Task to carry out: Skip the pictures. Reproduce all other material exactly.
# Given information start
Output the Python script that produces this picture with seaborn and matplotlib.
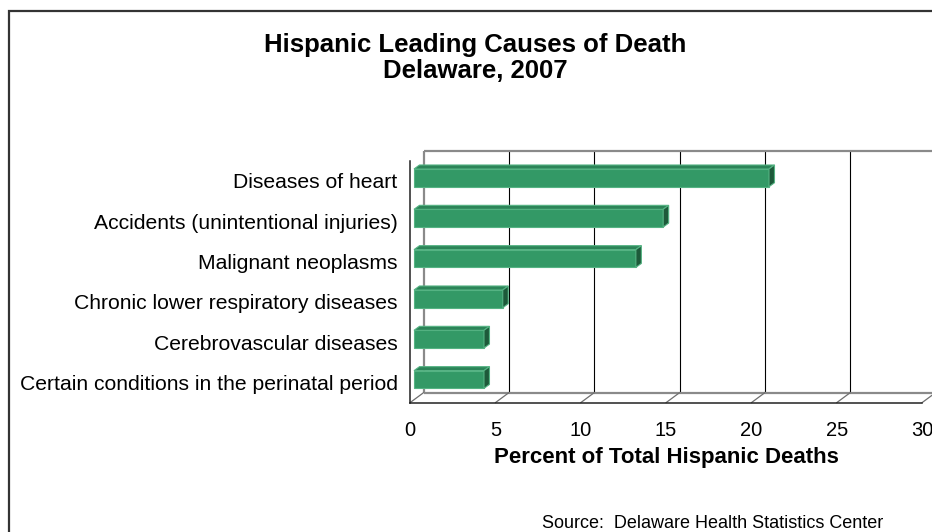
import numpy as np
import matplotlib
matplotlib.use("Agg")
import matplotlib.pyplot as plt
from matplotlib.patches import Polygon, Rectangle
import seaborn as sns

# Leading causes of death among Hispanic residents, Delaware 2007
categories = [
    "Diseases of heart",
    "Accidents (unintentional injuries)",
    "Malignant neoplasms",
    "Chronic lower respiratory diseases",
    "Cerebrovascular diseases",
    "Certain conditions in the perinatal period",
]
percent_of_deaths = [20.8, 14.6, 13.0, 5.2, 4.1, 4.1]
x_ticks = [0, 5, 10, 15, 20, 25, 30]

title_text = "Hispanic Leading Causes of Death\nDelaware, 2007"
x_label = "Percent of Total Hispanic Deaths"
source_text = "Source:  Delaware Health Statistics Center"

sns.set_style("white")
plt.rcParams["font.family"] = ["Liberation Sans", "DejaVu Sans"]
plt.rcParams["text.color"] = "black"
plt.rcParams["axes.labelcolor"] = "black"
plt.rcParams["xtick.color"] = "black"
plt.rcParams["ytick.color"] = "black"

W, H, DPI = 932, 532, 100
fig = plt.figure(figsize=(W / DPI, H / DPI), dpi=DPI)
fig.patch.set_facecolor("white")

# front plane of the pseudo-3D plot area, in pixels
left_px, right_px, top_px, bottom_px = 410.0, 922.0, 160.7, 402.7
ax = fig.add_axes([left_px / W, 1 - bottom_px / H,
                   (right_px - left_px) / W, (bottom_px - top_px) / H])
ax.set_facecolor("none")

front_green = "#339966"
top_green = "#2c8458"
side_green = "#1d5a3a"
edge_green = "#55b383"

sns.barplot(x=percent_of_deaths, y=categories, orient="h", color=front_green,
            saturation=1, width=0.44, ax=ax, zorder=3,
            edgecolor=edge_green, linewidth=0.8)

xmax = 30
n = len(categories)
ax.set_xlim(0, xmax)
ax.set_ylim(n - 0.5, -0.5)

# pixel -> data conversion for depth offsets
sx = (right_px - left_px) / xmax
sy = (bottom_px - top_px) / n


def depth(dx_px, dy_px):
    # dy_px positive = upward on screen; y axis is inverted
    return dx_px / sx, -dy_px / sy


wall_dx, wall_dy = depth(13.5, 10.0)
bar_dx, bar_dy = depth(4.0, 3.0)
face_dx, face_dy = depth(5.5, 4.0)

# back wall grid lines and outline
grid_kw = dict(color="black", lw=0.8, zorder=1, clip_on=False)
for v in x_ticks[1:]:
    ax.plot([v + wall_dx, v + wall_dx], [n - 0.5 + wall_dy, -0.5 + wall_dy], **grid_kw)
wall_kw = dict(color="#8a8a8a", lw=1.6, zorder=1, clip_on=False, solid_capstyle="butt")
ax.plot([wall_dx, wall_dx], [n - 0.5 + wall_dy, -0.5 + wall_dy], **wall_kw)
ax.plot([wall_dx, xmax + wall_dx], [-0.5 + wall_dy, -0.5 + wall_dy], **wall_kw)
# floor
ax.plot([wall_dx, xmax + wall_dx], [n - 0.5 + wall_dy, n - 0.5 + wall_dy], **wall_kw)
for v in x_ticks:
    ax.plot([v, v + wall_dx], [n - 0.5, n - 0.5 + wall_dy],
            color="#6e6e6e", lw=0.9, zorder=1, clip_on=False)

# give the bars depth: shift into the bar plane, then add top and side faces
for patch in list(ax.patches):
    patch.set_x(patch.get_x() + bar_dx)
    patch.set_y(patch.get_y() + bar_dy)
    x0 = patch.get_x()
    x1 = x0 + patch.get_width()
    y0 = patch.get_y()
    y1 = y0 + patch.get_height()
    top = Polygon([(x0, y0), (x1, y0), (x1 + face_dx, y0 + face_dy),
                   (x0 + face_dx, y0 + face_dy)], closed=True,
                  facecolor=top_green, edgecolor=edge_green, lw=0.8, zorder=3)
    side = Polygon([(x1, y0), (x1 + face_dx, y0 + face_dy),
                    (x1 + face_dx, y1 + face_dy), (x1, y1)], closed=True,
                   facecolor=side_green, edgecolor=edge_green, lw=0.8, zorder=3)
    ax.add_patch(top)
    ax.add_patch(side)

# axes styling
for s in ("top", "right"):
    ax.spines[s].set_visible(False)
for s in ("left", "bottom"):
    ax.spines[s].set_color("#222222")
    ax.spines[s].set_linewidth(1.1)
    ax.spines[s].set_zorder(4)

ax.set_xticks(x_ticks)
ax.set_xticklabels([str(t) for t in x_ticks])
ax.tick_params(axis="x", length=3.8, width=0.9, color="#222222", direction="out",
               pad=9.5, labelsize=14.5, labelcolor="black")
ax.set_yticks(np.arange(n))
ax.set_yticklabels(categories)
ax.set_yticks(np.arange(-0.5, n, 1.0), minor=True)
ax.tick_params(axis="y", which="major", length=0, pad=9, labelsize=15.2,
               labelcolor="black")
ax.tick_params(axis="y", which="minor", length=5.2, width=0.9, color="#222222",
               direction="out")
ax.set_ylabel("")

ax.set_xlabel(x_label, fontsize=16, fontweight="bold", color="black")
ax.xaxis.label.set_va("baseline")
ax.xaxis.set_label_coords(0.5, ((H - 463.3) - (H - bottom_px)) / (bottom_px - top_px))

fig.suptitle(title_text, x=475 / W, y=1 - 33 / H, va="top", ha="center",
             fontsize=18.5, fontweight="bold", linespacing=1.12, color="black")

fig.text(883 / W, 1 - 528 / H, source_text, ha="right", va="baseline",
         fontsize=13, color="black")

# chart area border
fig.add_artist(Rectangle((8.5 / W, -0.2), 1.2, 1.2 - 11 / H,
                         transform=fig.transFigure, fill=False,
                         edgecolor="#333333", lw=1.6))

fig.savefig("out.png", dpi=DPI)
# Given information end
Solution for this task:
Output the Python script that produces this picture with seaborn and matplotlib.
import numpy as np
import matplotlib
matplotlib.use("Agg")
import matplotlib.pyplot as plt
from matplotlib.patches import Polygon, Rectangle
import seaborn as sns

# Leading causes of death among Hispanic residents, Delaware 2007
categories = [
    "Diseases of heart",
    "Accidents (unintentional injuries)",
    "Malignant neoplasms",
    "Chronic lower respiratory diseases",
    "Cerebrovascular diseases",
    "Certain conditions in the perinatal period",
]
percent_of_deaths = [20.8, 14.6, 13.0, 5.2, 4.1, 4.1]
x_ticks = [0, 5, 10, 15, 20, 25, 30]

title_text = "Hispanic Leading Causes of Death\nDelaware, 2007"
x_label = "Percent of Total Hispanic Deaths"
source_text = "Source:  Delaware Health Statistics Center"

sns.set_style("white")
plt.rcParams["font.family"] = ["Liberation Sans", "DejaVu Sans"]
plt.rcParams["text.color"] = "black"
plt.rcParams["axes.labelcolor"] = "black"
plt.rcParams["xtick.color"] = "black"
plt.rcParams["ytick.color"] = "black"

W, H, DPI = 932, 532, 100
fig = plt.figure(figsize=(W / DPI, H / DPI), dpi=DPI)
fig.patch.set_facecolor("white")

# front plane of the pseudo-3D plot area, in pixels
left_px, right_px, top_px, bottom_px = 410.0, 922.0, 160.7, 402.7
ax = fig.add_axes([left_px / W, 1 - bottom_px / H,
                   (right_px - left_px) / W, (bottom_px - top_px) / H])
ax.set_facecolor("none")

front_green = "#339966"
top_green = "#2c8458"
side_green = "#1d5a3a"
edge_green = "#55b383"

sns.barplot(x=percent_of_deaths, y=categories, orient="h", color=front_green,
            saturation=1, width=0.44, ax=ax, zorder=3,
            edgecolor=edge_green, linewidth=0.8)

xmax = 30
n = len(categories)
ax.set_xlim(0, xmax)
ax.set_ylim(n - 0.5, -0.5)

# pixel -> data conversion for depth offsets
sx = (right_px - left_px) / xmax
sy = (bottom_px - top_px) / n


def depth(dx_px, dy_px):
    # dy_px positive = upward on screen; y axis is inverted
    return dx_px / sx, -dy_px / sy


wall_dx, wall_dy = depth(13.5, 10.0)
bar_dx, bar_dy = depth(4.0, 3.0)
face_dx, face_dy = depth(5.5, 4.0)

# back wall grid lines and outline
grid_kw = dict(color="black", lw=0.8, zorder=1, clip_on=False)
for v in x_ticks[1:]:
    ax.plot([v + wall_dx, v + wall_dx], [n - 0.5 + wall_dy, -0.5 + wall_dy], **grid_kw)
wall_kw = dict(color="#8a8a8a", lw=1.6, zorder=1, clip_on=False, solid_capstyle="butt")
ax.plot([wall_dx, wall_dx], [n - 0.5 + wall_dy, -0.5 + wall_dy], **wall_kw)
ax.plot([wall_dx, xmax + wall_dx], [-0.5 + wall_dy, -0.5 + wall_dy], **wall_kw)
# floor
ax.plot([wall_dx, xmax + wall_dx], [n - 0.5 + wall_dy, n - 0.5 + wall_dy], **wall_kw)
for v in x_ticks:
    ax.plot([v, v + wall_dx], [n - 0.5, n - 0.5 + wall_dy],
            color="#6e6e6e", lw=0.9, zorder=1, clip_on=False)

# give the bars depth: shift into the bar plane, then add top and side faces
for patch in list(ax.patches):
    patch.set_x(patch.get_x() + bar_dx)
    patch.set_y(patch.get_y() + bar_dy)
    x0 = patch.get_x()
    x1 = x0 + patch.get_width()
    y0 = patch.get_y()
    y1 = y0 + patch.get_height()
    top = Polygon([(x0, y0), (x1, y0), (x1 + face_dx, y0 + face_dy),
                   (x0 + face_dx, y0 + face_dy)], closed=True,
                  facecolor=top_green, edgecolor=edge_green, lw=0.8, zorder=3)
    side = Polygon([(x1, y0), (x1 + face_dx, y0 + face_dy),
                    (x1 + face_dx, y1 + face_dy), (x1, y1)], closed=True,
                   facecolor=side_green, edgecolor=edge_green, lw=0.8, zorder=3)
    ax.add_patch(top)
    ax.add_patch(side)

# axes styling
for s in ("top", "right"):
    ax.spines[s].set_visible(False)
for s in ("left", "bottom"):
    ax.spines[s].set_color("#222222")
    ax.spines[s].set_linewidth(1.1)
    ax.spines[s].set_zorder(4)

ax.set_xticks(x_ticks)
ax.set_xticklabels([str(t) for t in x_ticks])
ax.tick_params(axis="x", length=3.8, width=0.9, color="#222222", direction="out",
               pad=9.5, labelsize=14.5, labelcolor="black")
ax.set_yticks(np.arange(n))
ax.set_yticklabels(categories)
ax.set_yticks(np.arange(-0.5, n, 1.0), minor=True)
ax.tick_params(axis="y", which="major", length=0, pad=9, labelsize=15.2,
               labelcolor="black")
ax.tick_params(axis="y", which="minor", length=5.2, width=0.9, color="#222222",
               direction="out")
ax.set_ylabel("")

ax.set_xlabel(x_label, fontsize=16, fontweight="bold", color="black")
ax.xaxis.label.set_va("baseline")
ax.xaxis.set_label_coords(0.5, ((H - 463.3) - (H - bottom_px)) / (bottom_px - top_px))

fig.suptitle(title_text, x=475 / W, y=1 - 33 / H, va="top", ha="center",
             fontsize=18.5, fontweight="bold", linespacing=1.12, color="black")

fig.text(883 / W, 1 - 528 / H, source_text, ha="right", va="baseline",
         fontsize=13, color="black")

# chart area border
fig.add_artist(Rectangle((8.5 / W, -0.2), 1.2, 1.2 - 11 / H,
                         transform=fig.transFigure, fill=False,
                         edgecolor="#333333", lw=1.6))

fig.savefig("out.png", dpi=DPI)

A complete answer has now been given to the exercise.